# STATED EXERCISE
Return all of the data exactly as written, without the pictures.

--- START PROVIDED DATA ---

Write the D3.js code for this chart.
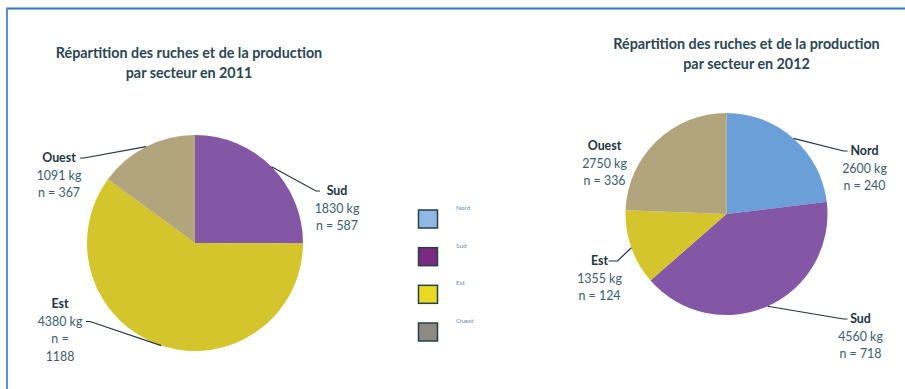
<!DOCTYPE html>
<html>
<head>
<meta charset="utf-8">
<script src="https://cdn.jsdelivr.net/npm/d3@7"></script>
<style>
  html, body { margin: 0; padding: 0; background: #fff; }
  svg { display: block; font-family: Lato, "Open Sans", sans-serif; }
</style>
</head>
<body>
<svg id="chart" width="905" height="389"></svg>
<script>
// Sectors and yearly figures (production in kg, number of hives n)
const sectors = ["Nord", "Sud", "Est", "Ouest"];
const kg2011 = [0, 1830, 4380, 1091];
const n2011 = [0, 587, 1188, 367];
const kg2012 = [2600, 4560, 1355, 2750];
const n2012 = [240, 718, 124, 336];
const titles = [
  ["Répartition des ruches et de la production", "par secteur en 2011"],
  ["Répartition des ruches et de la production", "par secteur en 2012"]
];

const sliceColor = d3.scaleOrdinal()
  .domain(sectors)
  .range(["#6a9fd8", "#8356a6", "#d3c52b", "#b2a47b"]);
const legendColor = d3.scaleOrdinal()
  .domain(sectors)
  .range(["#8fb8e4", "#7b2a7f", "#e8da22", "#8e8a82"]);

const svg = d3.select("#chart");

// outer frame
svg.append("line").attr("x1", 6).attr("x2", 905).attr("y1", 8.5).attr("y2", 8.5)
  .attr("stroke", "#2e78c6").attr("stroke-width", 2);
svg.append("line").attr("x1", 7).attr("x2", 7).attr("y1", 8).attr("y2", 389)
  .attr("stroke", "#5b90d0").attr("stroke-width", 2);

// label placement per pie, as offsets (dx, dy) of the label block from the pie centre
const layouts = [
  {
    cx: 195, cy: 243, r: 108, titleX: 189, titleY: 58,
    labels: {
      Sud:   { dx: 142, dy: -48, anchorX: -17, side: "left" },
      Est:   { dx: -135, dy: 65, anchorX: 26, anchorRow: 1, side: "right", lines: 4 },
      Ouest: { dx: -136, dy: -81, anchorX: 21, side: "right" }
    }
  },
  {
    cx: 726.5, cy: 214, r: 101, titleX: 746.5, titleY: 49,
    labels: {
      Nord:  { dx: 138, dy: -59, anchorX: -17, side: "left" },
      Sud:   { dx: 134, dy: 109, anchorX: -13, side: "left" },
      Est:   { dx: -127, dy: 51, anchorX: 9, side: "right", bend: true },
      Ouest: { dx: -122, dy: -64, none: true }
    }
  }
];

const datasets = [
  sectors.map((s, i) => ({ sector: s, kg: kg2011[i], n: n2011[i] })).filter(d => d.kg > 0),
  sectors.map((s, i) => ({ sector: s, kg: kg2012[i], n: n2012[i] }))
];

const pie = d3.pie().sort(null).value(d => d.kg);
const textColor = "#2a4654";

datasets.forEach((data, k) => {
  const L = layouts[k];
  const g = svg.append("g").attr("transform", `translate(${L.cx},${L.cy})`);
  const arc = d3.arc().innerRadius(0).outerRadius(L.r);
  const edge = d3.arc().innerRadius(L.r).outerRadius(L.r);
  const arcs = pie(data);

  g.selectAll("path.slice").data(arcs).join("path")
    .attr("class", "slice")
    .attr("d", arc)
    .attr("fill", d => sliceColor(d.data.sector));

  // title
  const t = svg.append("text")
    .attr("x", L.titleX).attr("y", L.titleY)
    .attr("text-anchor", "middle")
    .attr("font-size", 14.3).attr("font-weight", 700)
    .attr("fill", textColor);
  titles[k].forEach((line, i) => t.append("tspan").attr("x", L.titleX).attr("dy", i ? 19.5 : 0).text(line));

  arcs.forEach(a => {
    const p = L.labels[a.data.sector];
    const lines = p.lines === 4
      ? [a.data.sector, `${a.data.kg} kg`, "n =", `${a.data.n}`]
      : [a.data.sector, `${a.data.kg} kg`, `n = ${a.data.n}`];
    const lx = p.dx, ly = p.dy;
    const txt = g.append("text")
      .attr("text-anchor", "middle")
      .attr("font-size", 12.4)
      .attr("fill", textColor);
    lines.forEach((line, i) => {
      txt.append("tspan")
        .attr("x", lx)
        .attr("y", ly + i * 17.5)
        .attr("font-weight", i === 0 ? 700 : 400)
        .attr("fill", i === 0 ? "#22343f" : "#3a5d70")
        .text(line);
    });
    if (p.none) return;
    // leader line from the slice's outer edge to the label
    const [ex, ey] = edge.centroid(a);
    const row = p.anchorRow || 0;
    const ax = lx + p.anchorX;
    const ay = ly + row * 17.5 - 4;
    const pts = p.bend
      ? [[ex, ey], [ax + 9, ay], [ax, ay]]
      : [[ex, ey], [ax + (p.side === "left" ? -4 : 4), ay], [ax, ay]];
    g.append("path")
      .attr("d", d3.line()(pts))
      .attr("fill", "none")
      .attr("stroke", "#1f3440")
      .attr("stroke-width", 1.2);
  });
});

// legend
const legend = svg.append("g");
const ly = d3.scalePoint().domain(sectors).range([219, 332]);
sectors.forEach(s => {
  legend.append("rect")
    .attr("x", 418.5).attr("y", ly(s) - 9)
    .attr("width", 19).attr("height", 18)
    .attr("fill", legendColor(s))
    .attr("stroke", "#25414e").attr("stroke-width", 1.5);
  legend.append("text")
    .attr("x", 456).attr("y", ly(s) - 9)
    .attr("font-size", 6.5)
    .attr("fill", "#6b8fb2")
    .text(s);
});
</script>
</body>
</html>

--- END PROVIDED DATA ---

# EXERCISE OUTPUT
Write the D3.js code for this chart.
<!DOCTYPE html>
<html>
<head>
<meta charset="utf-8">
<script src="https://cdn.jsdelivr.net/npm/d3@7"></script>
<style>
  html, body { margin: 0; padding: 0; background: #fff; }
  svg { display: block; font-family: Lato, "Open Sans", sans-serif; }
</style>
</head>
<body>
<svg id="chart" width="905" height="389"></svg>
<script>
// Sectors and yearly figures (production in kg, number of hives n)
const sectors = ["Nord", "Sud", "Est", "Ouest"];
const kg2011 = [0, 1830, 4380, 1091];
const n2011 = [0, 587, 1188, 367];
const kg2012 = [2600, 4560, 1355, 2750];
const n2012 = [240, 718, 124, 336];
const titles = [
  ["Répartition des ruches et de la production", "par secteur en 2011"],
  ["Répartition des ruches et de la production", "par secteur en 2012"]
];

const sliceColor = d3.scaleOrdinal()
  .domain(sectors)
  .range(["#6a9fd8", "#8356a6", "#d3c52b", "#b2a47b"]);
const legendColor = d3.scaleOrdinal()
  .domain(sectors)
  .range(["#8fb8e4", "#7b2a7f", "#e8da22", "#8e8a82"]);

const svg = d3.select("#chart");

// outer frame
svg.append("line").attr("x1", 6).attr("x2", 905).attr("y1", 8.5).attr("y2", 8.5)
  .attr("stroke", "#2e78c6").attr("stroke-width", 2);
svg.append("line").attr("x1", 7).attr("x2", 7).attr("y1", 8).attr("y2", 389)
  .attr("stroke", "#5b90d0").attr("stroke-width", 2);

// label placement per pie, as offsets (dx, dy) of the label block from the pie centre
const layouts = [
  {
    cx: 195, cy: 243, r: 108, titleX: 189, titleY: 58,
    labels: {
      Sud:   { dx: 142, dy: -48, anchorX: -17, side: "left" },
      Est:   { dx: -135, dy: 65, anchorX: 26, anchorRow: 1, side: "right", lines: 4 },
      Ouest: { dx: -136, dy: -81, anchorX: 21, side: "right" }
    }
  },
  {
    cx: 726.5, cy: 214, r: 101, titleX: 746.5, titleY: 49,
    labels: {
      Nord:  { dx: 138, dy: -59, anchorX: -17, side: "left" },
      Sud:   { dx: 134, dy: 109, anchorX: -13, side: "left" },
      Est:   { dx: -127, dy: 51, anchorX: 9, side: "right", bend: true },
      Ouest: { dx: -122, dy: -64, none: true }
    }
  }
];

const datasets = [
  sectors.map((s, i) => ({ sector: s, kg: kg2011[i], n: n2011[i] })).filter(d => d.kg > 0),
  sectors.map((s, i) => ({ sector: s, kg: kg2012[i], n: n2012[i] }))
];

const pie = d3.pie().sort(null).value(d => d.kg);
const textColor = "#2a4654";

datasets.forEach((data, k) => {
  const L = layouts[k];
  const g = svg.append("g").attr("transform", `translate(${L.cx},${L.cy})`);
  const arc = d3.arc().innerRadius(0).outerRadius(L.r);
  const edge = d3.arc().innerRadius(L.r).outerRadius(L.r);
  const arcs = pie(data);

  g.selectAll("path.slice").data(arcs).join("path")
    .attr("class", "slice")
    .attr("d", arc)
    .attr("fill", d => sliceColor(d.data.sector));

  // title
  const t = svg.append("text")
    .attr("x", L.titleX).attr("y", L.titleY)
    .attr("text-anchor", "middle")
    .attr("font-size", 14.3).attr("font-weight", 700)
    .attr("fill", textColor);
  titles[k].forEach((line, i) => t.append("tspan").attr("x", L.titleX).attr("dy", i ? 19.5 : 0).text(line));

  arcs.forEach(a => {
    const p = L.labels[a.data.sector];
    const lines = p.lines === 4
      ? [a.data.sector, `${a.data.kg} kg`, "n =", `${a.data.n}`]
      : [a.data.sector, `${a.data.kg} kg`, `n = ${a.data.n}`];
    const lx = p.dx, ly = p.dy;
    const txt = g.append("text")
      .attr("text-anchor", "middle")
      .attr("font-size", 12.4)
      .attr("fill", textColor);
    lines.forEach((line, i) => {
      txt.append("tspan")
        .attr("x", lx)
        .attr("y", ly + i * 17.5)
        .attr("font-weight", i === 0 ? 700 : 400)
        .attr("fill", i === 0 ? "#22343f" : "#3a5d70")
        .text(line);
    });
    if (p.none) return;
    // leader line from the slice's outer edge to the label
    const [ex, ey] = edge.centroid(a);
    const row = p.anchorRow || 0;
    const ax = lx + p.anchorX;
    const ay = ly + row * 17.5 - 4;
    const pts = p.bend
      ? [[ex, ey], [ax + 9, ay], [ax, ay]]
      : [[ex, ey], [ax + (p.side === "left" ? -4 : 4), ay], [ax, ay]];
    g.append("path")
      .attr("d", d3.line()(pts))
      .attr("fill", "none")
      .attr("stroke", "#1f3440")
      .attr("stroke-width", 1.2);
  });
});

// legend
const legend = svg.append("g");
const ly = d3.scalePoint().domain(sectors).range([219, 332]);
sectors.forEach(s => {
  legend.append("rect")
    .attr("x", 418.5).attr("y", ly(s) - 9)
    .attr("width", 19).attr("height", 18)
    .attr("fill", legendColor(s))
    .attr("stroke", "#25414e").attr("stroke-width", 1.5);
  legend.append("text")
    .attr("x", 456).attr("y", ly(s) - 9)
    .attr("font-size", 6.5)
    .attr("fill", "#6b8fb2")
    .text(s);
});
</script>
</body>
</html>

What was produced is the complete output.